An examination of the jacket back at Police Station 4 reveals a hole that could be the trace of a stab wound, plus a newspaper clipping dating from 1892, three years earlier, at about the time that Virgil Smart died. Dr Ogden confirms that there was evidence of a fatal stab wound, as well as a pair of dentures. A visit to the local dentist confirms the former owner was Virgil Smart.

Returning to Stella and Arthur, they at first can't find significance in the date 1892, until Murdoch reminds them it was when Virgil died. Murdoch also tells them about the newspaper clipping, and its story about price rises on property in Downtown Toronto because of a building boom. That reminds them that some shady characters were around in those days, always looking out for Virgil. This leads to Stella wondering about who is lying in Virgil's grave, if his body has been in the theatre these past three years.

Once the body has been exhumed, Dr Ogden says it had been a man in his forties, with no obvious way to identify him, though his skeleton was remarkably similar to that of Virgil Smart.

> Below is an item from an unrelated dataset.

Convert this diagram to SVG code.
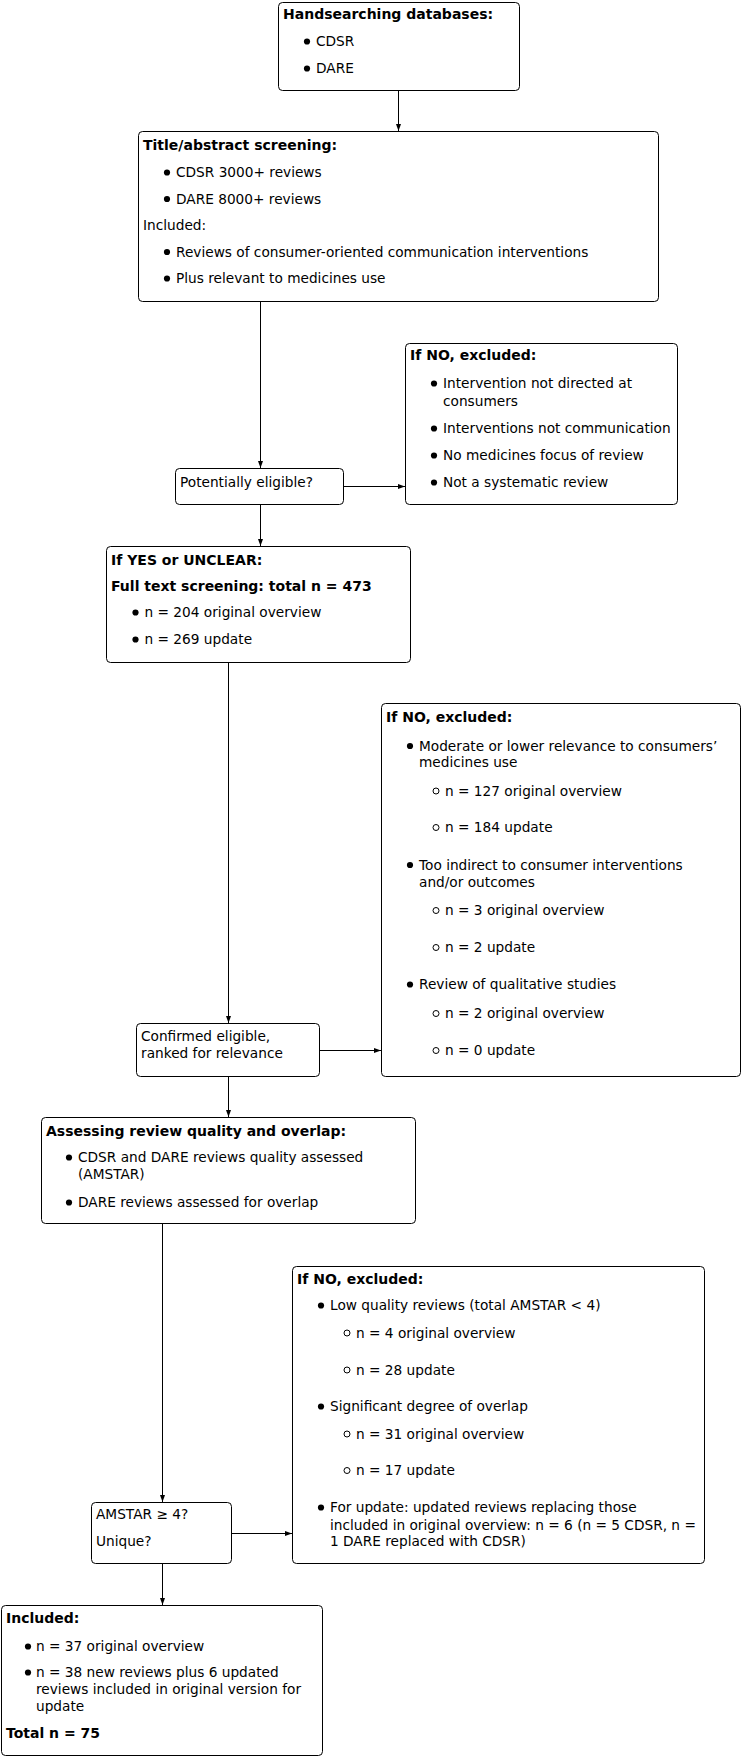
<svg xmlns="http://www.w3.org/2000/svg" width="743" height="1757" viewBox="0 0 743 1757">
<style>
.box{fill:#fff;stroke:#000;stroke-width:1}
text{font-family:"DejaVu Sans","Liberation Sans",sans-serif;font-size:13.7px;fill:#000}
.b{font-weight:bold;font-size:14px}
.dot{fill:#000}
.ring{fill:none;stroke:#000;stroke-width:1}
.conn line{stroke:#000;stroke-width:1}
</style>
<defs>
<marker id="ah" markerUnits="userSpaceOnUse" markerWidth="8" markerHeight="6" refX="7" refY="2.5" orient="auto">
<path d="M0,0 L7,2.5 L0,5 Z" fill="#000"/>
</marker>
</defs>
<rect width="743" height="1757" fill="#fff"/>
<g class="conn">
<line x1="398.5" y1="90" x2="398.5" y2="131" marker-end="url(#ah)"/>
<line x1="260.5" y1="301" x2="260.5" y2="468" marker-end="url(#ah)"/>
<line x1="343" y1="486.5" x2="405" y2="486.5" marker-end="url(#ah)"/>
<line x1="260.5" y1="504" x2="260.5" y2="546" marker-end="url(#ah)"/>
<line x1="228.5" y1="662" x2="228.5" y2="1023" marker-end="url(#ah)"/>
<line x1="319" y1="1050.5" x2="381" y2="1050.5" marker-end="url(#ah)"/>
<line x1="228.5" y1="1076" x2="228.5" y2="1117" marker-end="url(#ah)"/>
<line x1="162.5" y1="1223" x2="162.5" y2="1502" marker-end="url(#ah)"/>
<line x1="231" y1="1533.5" x2="292" y2="1533.5" marker-end="url(#ah)"/>
<line x1="162.5" y1="1563" x2="162.5" y2="1605" marker-end="url(#ah)"/>
</g>
<g id="handsearching">
<rect class="box" x="278.5" y="2.5" width="241" height="88" rx="4"/>
<text class="b" x="283" y="18.5">Handsearching databases:</text>
<circle class="dot" cx="307" cy="41.5" r="3.1"/><text x="316" y="46">CDSR</text>
<circle class="dot" cx="307" cy="68.5" r="3.1"/><text x="316" y="73">DARE</text>
</g>
<g id="title-abstract">
<rect class="box" x="138.5" y="131.5" width="520" height="170" rx="4"/>
<text class="b" x="143" y="149.5">Title/abstract screening:</text>
<circle class="dot" cx="167" cy="172.5" r="3.1"/><text x="176" y="177">CDSR 3000+ reviews</text>
<circle class="dot" cx="167" cy="199" r="3.1"/><text x="176" y="203.5">DARE 8000+ reviews</text>
<text x="143" y="230">Included:</text>
<circle class="dot" cx="167" cy="252" r="3.1"/><text x="176" y="256.5">Reviews of consumer-oriented communication interventions</text>
<circle class="dot" cx="167" cy="278.5" r="3.1"/><text x="176" y="283">Plus relevant to medicines use</text>
</g>
<g id="potentially-eligible">
<rect class="box" x="175.5" y="468.5" width="168" height="36" rx="4"/>
<text x="180" y="487">Potentially eligible?</text>
</g>
<g id="excluded-1">
<rect class="box" x="405.5" y="343.5" width="272" height="161" rx="4"/>
<text class="b" x="410" y="360">If NO, excluded:</text>
<circle class="dot" cx="434" cy="383.5" r="3.1"/><text x="443" y="388">Intervention not directed at</text>
<text x="443" y="405.5">consumers</text>
<circle class="dot" cx="434" cy="428.5" r="3.1"/><text x="443" y="433">Interventions not communication</text>
<circle class="dot" cx="434" cy="455.5" r="3.1"/><text x="443" y="460">No medicines focus of review</text>
<circle class="dot" cx="434" cy="482.5" r="3.1"/><text x="443" y="487">Not a systematic review</text>
</g>
<g id="full-text">
<rect class="box" x="106.5" y="546.5" width="304" height="116" rx="4"/>
<text class="b" x="111" y="565">If YES or UNCLEAR:</text>
<text class="b" x="111" y="591">Full text screening: total n = 473</text>
<circle class="dot" cx="135.5" cy="612.5" r="3.1"/><text x="144.5" y="617">n = 204 original overview</text>
<circle class="dot" cx="135.5" cy="639.5" r="3.1"/><text x="144.5" y="644">n = 269 update</text>
</g>
<g id="excluded-2">
<rect class="box" x="381.5" y="703.5" width="359" height="373" rx="4"/>
<text class="b" x="386" y="722">If NO, excluded:</text>
<circle class="dot" cx="410" cy="746" r="3.1"/><text x="419" y="750.5">Moderate or lower relevance to consumers’</text>
<text x="419" y="766.5">medicines use</text>
<circle class="ring" cx="436" cy="791" r="3"/><text x="445" y="795.5">n = 127 original overview</text>
<circle class="ring" cx="436" cy="827.5" r="3"/><text x="445" y="832">n = 184 update</text>
<circle class="dot" cx="410" cy="865" r="3.1"/><text x="419" y="869.5">Too indirect to consumer interventions</text>
<text x="419" y="887">and/or outcomes</text>
<circle class="ring" cx="436" cy="910.5" r="3"/><text x="445" y="915">n = 3 original overview</text>
<circle class="ring" cx="436" cy="947.5" r="3"/><text x="445" y="952">n = 2 update</text>
<circle class="dot" cx="410" cy="984.5" r="3.1"/><text x="419" y="989">Review of qualitative studies</text>
<circle class="ring" cx="436" cy="1013.5" r="3"/><text x="445" y="1018">n = 2 original overview</text>
<circle class="ring" cx="436" cy="1050.5" r="3"/><text x="445" y="1055">n = 0 update</text>
</g>
<g id="confirmed-eligible">
<rect class="box" x="136.5" y="1023.5" width="183" height="53" rx="4"/>
<text x="141" y="1041">Confirmed eligible,</text>
<text x="141" y="1058">ranked for relevance</text>
</g>
<g id="assessing">
<rect class="box" x="41.5" y="1117.5" width="374" height="106" rx="4"/>
<text class="b" x="46" y="1136">Assessing review quality and overlap:</text>
<circle class="dot" cx="69" cy="1157.5" r="3.1"/><text x="78" y="1162">CDSR and DARE reviews quality assessed</text>
<text x="78" y="1179">(AMSTAR)</text>
<circle class="dot" cx="69" cy="1202.5" r="3.1"/><text x="78" y="1207">DARE reviews assessed for overlap</text>
</g>
<g id="amstar">
<rect class="box" x="91.5" y="1502.5" width="140" height="61" rx="4"/>
<text x="96" y="1519">AMSTAR ≥ 4?</text>
<text x="96" y="1546">Unique?</text>
</g>
<g id="excluded-3">
<rect class="box" x="292.5" y="1266.5" width="412" height="297" rx="4"/>
<text class="b" x="297" y="1284">If NO, excluded:</text>
<circle class="dot" cx="321" cy="1305.5" r="3.1"/><text x="330" y="1310">Low quality reviews (total AMSTAR &lt; 4)</text>
<circle class="ring" cx="347" cy="1333" r="3"/><text x="356" y="1337.5">n = 4 original overview</text>
<circle class="ring" cx="347" cy="1370" r="3"/><text x="356" y="1374.5">n = 28 update</text>
<circle class="dot" cx="321" cy="1406.5" r="3.1"/><text x="330" y="1411">Significant degree of overlap</text>
<circle class="ring" cx="347" cy="1434" r="3"/><text x="356" y="1438.5">n = 31 original overview</text>
<circle class="ring" cx="347" cy="1470.5" r="3"/><text x="356" y="1475">n = 17 update</text>
<circle class="dot" cx="321" cy="1507.5" r="3.1"/><text x="330" y="1512">For update: updated reviews replacing those</text>
<text x="330" y="1529.5">included in original overview: n = 6 (n = 5 CDSR, n =</text>
<text x="330" y="1546">1 DARE replaced with CDSR)</text>
</g>
<g id="included">
<rect class="box" x="1.5" y="1605.5" width="321" height="150" rx="4"/>
<text class="b" x="6" y="1623">Included:</text>
<circle class="dot" cx="28" cy="1646.5" r="3.1"/><text x="36" y="1651">n = 37 original overview</text>
<circle class="dot" cx="28" cy="1672.5" r="3.1"/><text x="36" y="1677">n = 38 new reviews plus 6 updated</text>
<text x="36" y="1694">reviews included in original version for</text>
<text x="36" y="1711">update</text>
<text class="b" x="6" y="1738">Total n = 75</text>
</g>
</svg>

Each of the cast is then interviewed individually at Police Station 4. They all give identical accounts of the day Virgil died. He had locked himself in his office to count the day's takings, but didn't come out. A nearby Constable called Morrison was enlisted to break down the door, and there was Virgil, slumped on his desk. Ellen ran to find Dr Watkins, who found he had died from heart failure. Constable Morrison is called to the theatre, and confirms the story of the actors, adding that having found the man dead inside a locked room with nowhere in the room to hide meant that he concluded nobody else was involved. The doctor has died in the meantime, though he had a reputation for misdiagnosis, so Dr Ogden checks the second skeleton, finding evidence that he had been strangled, rather than dying from heart failure, as Dr Watkins said.

A new examination of Virgil Smart's office reveals a secret boudoir behind a bookcase. There are signs of a struggle there, from which Murdoch concludes that this is the true murder scene. attention now turns to finding out who the second skeleton was. Dr Ogden works on a new technique of facial reconstruction by overlaying clay on the skull. Murdoch, meanwhile, finds surreptitious ways of collecting the cast's finger marks to compare with some found in the secret room. When Dr Ogden completes her work, the cast members recognise the reconstruction as Eddie George, one of their company who frequently played minor parts until Virgil sacked him.

Murdoch is convinced that one or more, perhaps all, of the principal players is/are involved in the crime, but how can he unravel the plot? What was or were the motive(s)?

Even though there are relatively few contenders for the guilty in this murder mystery, nevertheless it is well crafted, and remains unclear until the very end, with perhaps the most significant fact being that Murdoch finds a path through all the snippets of information that come his way, without having to test all of them to find the truth.